International air freight traffic fell 4.8 percent in October from a year ago, the seventh consecutive monthly decline, as shippers switched some goods to cheaper sea transport, the International Air Transport Association said.
“Cargo is the story of the month. Since mid-year the market has shrunk by almost 5 percent and this is far greater than the 1 percent fall in world trade,” said Tony Tyler, IATA’s Chief Executive. “This loss of confidence appears to have caused shippers to switch some transport needs to slower and cheaper sea options to the detriment of air freight.”
IATA said the fall in the confidence of purchasing managers in the manufacturing sector to the lowest level since 2009 contributed to the lower air cargo figures.
By the Numbers: International Air Freight Industry
Asia/Pacific airlines were hardest hit by the downturn, with traffic declining 8.2 percent in October followed by North American carriers, which carried 5 percent less cargo than a year ago.

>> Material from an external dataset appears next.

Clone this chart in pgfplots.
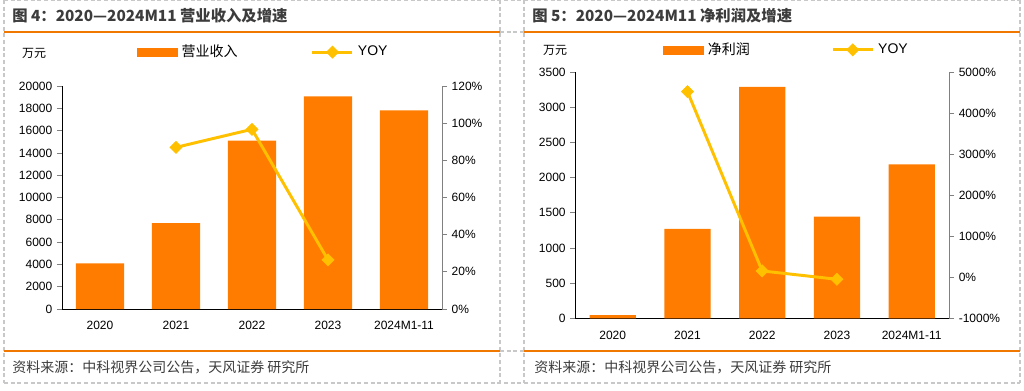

Latin America continued to buck the trend with traffic jumping 7.4 percent from October 2010, while the Middle East was up 3.1 percent and African cargo grew 8.6 percent.
Carriers have responded to weaker demand by cutting their freighter fleets, but this has not prevented a 5 percentage points fall in the cargo load factor from the early 2010 peak due to capacity entering the market via wide-bodied passenger aircraft.
While Asia/Pacific airlines, which account for 40 percent of the world cargo market, are most exposed to volatile volumes, they are still benefiting from the dominance of freight flows in Asia, IATA said. Asian carriers posted a load factor of 58.8 percent in October, 12.3 points above the global average of 46.5 percent, reflecting strong exports from the region.